This project is under active development, expect breaking changes between versions until v1.0.0.
This is a wrapper for Triton Inference Server that makes using it with sentence transformers and open CLIP models easy.
Ingrain server works in tandem with Triton to automate much of the process for serving OpenCLIP, sentence transformers, and timm models.
The easiest way to get started is with a docker compose file, which will run Triton and the Ingrain server.
services:
ingrain-models:
image: owenelliottdev/ingrain-models:latest
container_name: ingrain-models
ports:
- "8687:8687"
environment:
- TRITON_GRPC_URL=triton:8001
- MAX_BATCH_SIZE=16
- MODEL_INSTANCES=1
- INSTANCE_KIND=KIND_GPU # Change to KIND_CPU if using a CPU
depends_on:
- triton
volumes:
- ./model_repository:/app/model_repository
- ${HOME}/.cache/huggingface:/app/model_cache/
ingrain-inference:
image: owenelliottdev/ingrain-inference:latest
container_name: ingrain-inference
ports:
- "8686:8686"
environment:
- TRITON_GRPC_URL=triton:8001
depends_on:
- triton
volumes:
- ./model_repository:/app/model_repository
triton:
image: nvcr.io/nvidia/tritonserver:25.08-py3
container_name: triton
runtime: nvidia # Remove if using a CPU
environment:
- NVIDIA_VISIBLE_DEVICES=all
- LD_PRELOAD=/usr/lib/x86_64-linux-gnu/libjemalloc.so
shm_size: "256m"
command: >
tritonserver
--model-repository=/models
--model-control-mode=explicit
ports:
- "8000:8000"
- "8001:8001"
- "8002:8002"
volumes:
- ./model_repository:/models
restart:
unless-stopped
To run without a GPU comment out the runtime: nvidia
in the triton container.
Spin up the server with:
docker compose up
This server handles all the model loading, ONNX conversion, memory management, parallelisation, dynamic batching, input pre-processing, image handling, and other complexities of running a model in production. The API is very simple but lets you serve models in a performant manner.
Open CLIP models and sentence transformers are both converted to ONNX and served by Triton. The server can handle multiple models at once.

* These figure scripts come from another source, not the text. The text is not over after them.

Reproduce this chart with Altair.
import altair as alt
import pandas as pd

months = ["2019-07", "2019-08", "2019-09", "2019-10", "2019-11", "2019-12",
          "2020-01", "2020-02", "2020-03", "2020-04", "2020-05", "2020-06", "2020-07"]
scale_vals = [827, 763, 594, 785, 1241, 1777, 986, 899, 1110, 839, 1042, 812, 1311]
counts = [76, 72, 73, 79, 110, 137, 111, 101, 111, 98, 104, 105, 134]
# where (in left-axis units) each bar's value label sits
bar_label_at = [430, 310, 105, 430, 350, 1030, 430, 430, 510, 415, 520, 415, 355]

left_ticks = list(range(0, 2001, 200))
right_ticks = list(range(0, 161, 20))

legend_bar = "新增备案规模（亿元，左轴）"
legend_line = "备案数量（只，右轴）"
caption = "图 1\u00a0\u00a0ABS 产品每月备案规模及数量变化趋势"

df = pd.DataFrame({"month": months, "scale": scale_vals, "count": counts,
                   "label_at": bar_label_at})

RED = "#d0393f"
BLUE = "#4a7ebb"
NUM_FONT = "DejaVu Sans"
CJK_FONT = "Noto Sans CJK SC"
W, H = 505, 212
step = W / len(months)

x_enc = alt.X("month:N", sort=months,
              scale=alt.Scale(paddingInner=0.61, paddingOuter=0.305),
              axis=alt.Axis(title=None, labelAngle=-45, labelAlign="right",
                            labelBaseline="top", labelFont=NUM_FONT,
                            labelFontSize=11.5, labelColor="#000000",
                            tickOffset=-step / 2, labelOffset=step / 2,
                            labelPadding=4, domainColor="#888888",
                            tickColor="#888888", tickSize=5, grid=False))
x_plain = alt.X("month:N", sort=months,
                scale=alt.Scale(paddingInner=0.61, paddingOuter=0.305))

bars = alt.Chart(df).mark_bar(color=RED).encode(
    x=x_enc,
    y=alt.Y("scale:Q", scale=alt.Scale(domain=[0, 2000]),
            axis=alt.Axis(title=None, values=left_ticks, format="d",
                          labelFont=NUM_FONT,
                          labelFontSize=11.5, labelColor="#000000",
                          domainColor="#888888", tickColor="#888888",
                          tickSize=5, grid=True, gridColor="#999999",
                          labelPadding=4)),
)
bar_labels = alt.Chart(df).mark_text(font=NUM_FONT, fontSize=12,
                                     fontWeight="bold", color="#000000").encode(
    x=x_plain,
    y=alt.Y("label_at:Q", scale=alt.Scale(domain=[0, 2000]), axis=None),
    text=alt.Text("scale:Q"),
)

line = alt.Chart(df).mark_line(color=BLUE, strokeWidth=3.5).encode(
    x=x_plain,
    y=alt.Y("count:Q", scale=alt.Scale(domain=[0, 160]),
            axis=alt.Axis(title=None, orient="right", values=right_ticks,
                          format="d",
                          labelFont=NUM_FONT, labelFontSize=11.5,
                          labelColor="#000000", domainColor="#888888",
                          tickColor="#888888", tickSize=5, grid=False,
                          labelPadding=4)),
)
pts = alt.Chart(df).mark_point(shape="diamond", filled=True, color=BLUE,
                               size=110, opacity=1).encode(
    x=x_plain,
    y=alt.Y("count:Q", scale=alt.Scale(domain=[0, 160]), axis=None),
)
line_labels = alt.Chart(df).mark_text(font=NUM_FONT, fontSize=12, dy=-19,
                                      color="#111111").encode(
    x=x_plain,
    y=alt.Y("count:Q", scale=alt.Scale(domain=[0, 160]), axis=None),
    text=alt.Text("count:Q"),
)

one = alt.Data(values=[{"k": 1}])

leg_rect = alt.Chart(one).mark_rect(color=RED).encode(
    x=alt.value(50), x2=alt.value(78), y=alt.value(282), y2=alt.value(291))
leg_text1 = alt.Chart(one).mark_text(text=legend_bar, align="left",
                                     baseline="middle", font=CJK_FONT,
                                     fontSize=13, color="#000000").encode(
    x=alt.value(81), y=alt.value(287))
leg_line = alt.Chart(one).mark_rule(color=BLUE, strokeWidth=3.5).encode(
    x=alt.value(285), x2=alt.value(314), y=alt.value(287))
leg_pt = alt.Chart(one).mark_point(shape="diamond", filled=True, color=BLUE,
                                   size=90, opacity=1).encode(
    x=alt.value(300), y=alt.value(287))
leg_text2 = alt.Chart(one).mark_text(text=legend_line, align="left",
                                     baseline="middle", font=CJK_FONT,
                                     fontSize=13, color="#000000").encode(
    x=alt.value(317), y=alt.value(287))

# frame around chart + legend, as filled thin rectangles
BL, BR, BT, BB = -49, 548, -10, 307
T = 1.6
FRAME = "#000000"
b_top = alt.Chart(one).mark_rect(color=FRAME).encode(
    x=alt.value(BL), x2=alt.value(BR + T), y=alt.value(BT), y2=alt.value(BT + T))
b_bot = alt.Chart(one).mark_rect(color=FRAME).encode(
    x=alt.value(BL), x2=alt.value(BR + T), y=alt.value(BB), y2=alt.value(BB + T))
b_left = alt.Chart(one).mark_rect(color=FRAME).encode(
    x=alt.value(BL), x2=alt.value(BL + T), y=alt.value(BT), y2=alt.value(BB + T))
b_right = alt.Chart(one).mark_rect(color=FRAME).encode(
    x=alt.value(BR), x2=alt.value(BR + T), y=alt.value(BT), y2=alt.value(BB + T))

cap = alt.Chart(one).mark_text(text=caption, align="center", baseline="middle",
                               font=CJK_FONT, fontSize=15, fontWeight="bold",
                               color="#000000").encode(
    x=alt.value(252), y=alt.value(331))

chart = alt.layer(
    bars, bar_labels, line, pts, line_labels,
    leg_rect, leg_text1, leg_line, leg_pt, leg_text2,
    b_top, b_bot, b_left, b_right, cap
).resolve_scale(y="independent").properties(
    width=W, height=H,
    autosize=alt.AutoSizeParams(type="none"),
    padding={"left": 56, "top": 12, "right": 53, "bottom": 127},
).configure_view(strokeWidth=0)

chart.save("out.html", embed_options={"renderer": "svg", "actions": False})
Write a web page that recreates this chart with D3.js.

It retains all the performance of Triton. On 12 cores at 4.3 GHz with a 2080 SUPER 8GB card running in Docker using WSL2, it can serve intfloat/e5-small-v2
to 100 clients at ~1310 QPS, or intfloat/e5-base-v2
to 100 clients at ~1158 QPS.
Most models work out of the box, it is intractable to test every sentence transformers model and every CLIP models but most main architectures are tested and work. If you have a model that doesn't work, please open an issue.
The easiest way to get started is the use the optimised Python Client:
pip install ingrain
import ingrain
ingrn = ingrain.Client()
model = ingrn.load_sentence_transformer_model(name="intfloat/e5-small-v2")
response = model.infer_text(text=["I am a sentence.", "I am another sentence.", "I am a third sentence."])
print(f"Processing Time (ms): {response['processingTimeMs']}")
print(f"Text Embeddings: {response['embeddings']}")
You can also have the embeddings automatically be returned as a numpy array:
import ingrain
ingrn = ingrain.Client(return_numpy=True)
model = client.load_sentence_transformer_model(name="intfloat/e5-small-v2")
response = model.infer_text(text=["I am a sentence.", "I am another sentence.", "I am a third sentence."])
print(type(response['embeddings']))
You can build and run Ingrain with docker locally by using the included docker compose file.
docker compose up --build
You can run the benchmark script to test the performance of the server:
Install the python client:
pip install ingrain
Run the benchmark script:
python benchmark.py
It will output some metrics about the inference speed of the server.
{"message":"Model intfloat/e5-small-v2 is already loaded."}
Benchmark results:
Concurrent threads: 500
Requests per thread: 20
Total requests: 10000
Total benchmark time: 9.31 seconds
QPS: 1074.66
Mean response time: 0.3595 seconds
Median response time: 0.3495 seconds
Standard deviation of response times: 0.1174 seconds
Mean inference time: 235.5968 ms
Median inference time: 227.6743 ms
Standard deviation of inference times: 84.8669 ms
Requires Docker and Python to be installed.
This project uses uv
for development, so you need to install it first.
Setup project:
uv sync --dev
bash run_triton_server_dev.sh
uv run uvicorn --app-dir ingrain_inference_server inference_server:app --host 127.0.0.1 --port 8686 --reload
uv run uvicorn --app-dir ingrain_model_server model_server:app --host 127.0.0.1 --port 8687 --reload
uv run pytest
uv run pytest --integration